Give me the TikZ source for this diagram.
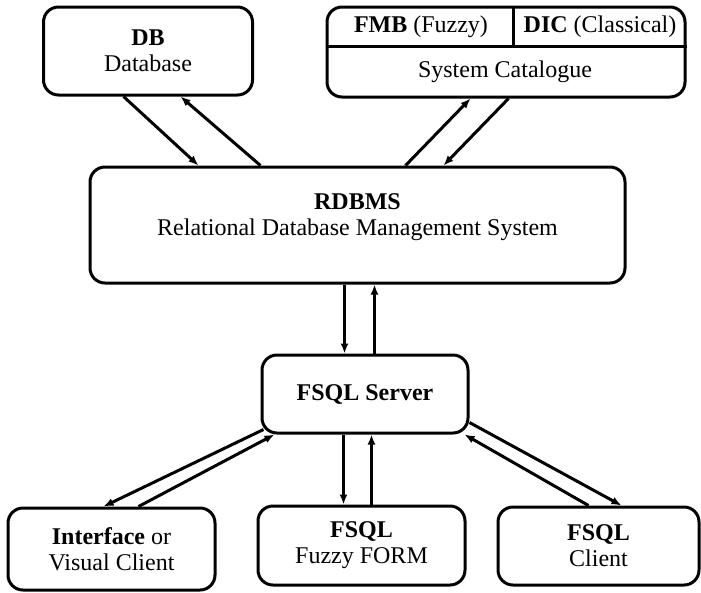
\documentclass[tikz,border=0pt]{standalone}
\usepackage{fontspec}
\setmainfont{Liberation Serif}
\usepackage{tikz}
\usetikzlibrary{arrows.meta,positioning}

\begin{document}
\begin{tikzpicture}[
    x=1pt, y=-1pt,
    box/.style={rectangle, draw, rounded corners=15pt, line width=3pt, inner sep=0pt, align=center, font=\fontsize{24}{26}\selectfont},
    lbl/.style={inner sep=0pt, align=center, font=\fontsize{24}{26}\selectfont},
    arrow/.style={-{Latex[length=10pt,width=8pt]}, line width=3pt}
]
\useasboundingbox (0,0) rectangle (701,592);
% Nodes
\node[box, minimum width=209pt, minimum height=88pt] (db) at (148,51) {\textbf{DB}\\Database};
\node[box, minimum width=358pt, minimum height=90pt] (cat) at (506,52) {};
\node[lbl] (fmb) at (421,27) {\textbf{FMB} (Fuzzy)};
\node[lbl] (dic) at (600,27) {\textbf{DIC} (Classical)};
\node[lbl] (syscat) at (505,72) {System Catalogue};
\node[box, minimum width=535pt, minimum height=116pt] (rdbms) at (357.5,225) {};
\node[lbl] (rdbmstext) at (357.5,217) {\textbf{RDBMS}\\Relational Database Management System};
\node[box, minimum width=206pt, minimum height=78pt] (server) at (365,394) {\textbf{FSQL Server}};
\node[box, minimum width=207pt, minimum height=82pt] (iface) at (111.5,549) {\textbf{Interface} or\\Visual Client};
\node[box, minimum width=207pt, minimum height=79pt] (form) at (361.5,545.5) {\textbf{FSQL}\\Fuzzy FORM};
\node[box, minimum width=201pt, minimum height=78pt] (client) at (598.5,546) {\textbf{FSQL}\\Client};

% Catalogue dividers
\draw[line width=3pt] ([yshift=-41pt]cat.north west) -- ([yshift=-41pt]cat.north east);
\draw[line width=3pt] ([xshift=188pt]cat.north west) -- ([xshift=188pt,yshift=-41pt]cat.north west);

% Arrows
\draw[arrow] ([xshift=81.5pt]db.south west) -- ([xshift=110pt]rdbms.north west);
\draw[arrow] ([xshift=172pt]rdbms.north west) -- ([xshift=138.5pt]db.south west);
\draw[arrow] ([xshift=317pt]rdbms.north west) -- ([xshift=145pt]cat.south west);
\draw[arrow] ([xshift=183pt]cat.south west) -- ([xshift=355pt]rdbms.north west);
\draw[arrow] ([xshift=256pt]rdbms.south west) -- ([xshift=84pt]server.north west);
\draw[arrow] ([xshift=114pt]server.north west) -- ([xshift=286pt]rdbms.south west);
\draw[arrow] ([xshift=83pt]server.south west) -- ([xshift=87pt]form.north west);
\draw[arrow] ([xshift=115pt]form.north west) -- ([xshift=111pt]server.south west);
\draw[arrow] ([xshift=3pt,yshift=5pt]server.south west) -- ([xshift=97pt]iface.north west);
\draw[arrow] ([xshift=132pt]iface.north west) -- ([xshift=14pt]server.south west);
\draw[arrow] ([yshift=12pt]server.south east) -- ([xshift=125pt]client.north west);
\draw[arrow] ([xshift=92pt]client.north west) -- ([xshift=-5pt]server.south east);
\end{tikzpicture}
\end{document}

***

__PROBLEM DETAILS__. Restate each line from the start of the listing through the line bearing "minimum width=201pt, minimum" word for word. Drop the pictures.

__EXERCISE OUTPUT__.
Give me the TikZ source for this diagram.
\documentclass[tikz,border=0pt]{standalone}
\usepackage{fontspec}
\setmainfont{Liberation Serif}
\usepackage{tikz}
\usetikzlibrary{arrows.meta,positioning}

\begin{document}
\begin{tikzpicture}[
    x=1pt, y=-1pt,
    box/.style={rectangle, draw, rounded corners=15pt, line width=3pt, inner sep=0pt, align=center, font=\fontsize{24}{26}\selectfont},
    lbl/.style={inner sep=0pt, align=center, font=\fontsize{24}{26}\selectfont},
    arrow/.style={-{Latex[length=10pt,width=8pt]}, line width=3pt}
]
\useasboundingbox (0,0) rectangle (701,592);
% Nodes
\node[box, minimum width=209pt, minimum height=88pt] (db) at (148,51) {\textbf{DB}\\Database};
\node[box, minimum width=358pt, minimum height=90pt] (cat) at (506,52) {};
\node[lbl] (fmb) at (421,27) {\textbf{FMB} (Fuzzy)};
\node[lbl] (dic) at (600,27) {\textbf{DIC} (Classical)};
\node[lbl] (syscat) at (505,72) {System Catalogue};
\node[box, minimum width=535pt, minimum height=116pt] (rdbms) at (357.5,225) {};
\node[lbl] (rdbmstext) at (357.5,217) {\textbf{RDBMS}\\Relational Database Management System};
\node[box, minimum width=206pt, minimum height=78pt] (server) at (365,394) {\textbf{FSQL Server}};
\node[box, minimum width=207pt, minimum height=82pt] (iface) at (111.5,549) {\textbf{Interface} or\\Visual Client};
\node[box, minimum width=207pt, minimum height=79pt] (form) at (361.5,545.5) {\textbf{FSQL}\\Fuzzy FORM};
\node[box, minimum width=201pt, minimum height=78pt] (client) at (598.5,546) {\textbf{FSQL}\\Client};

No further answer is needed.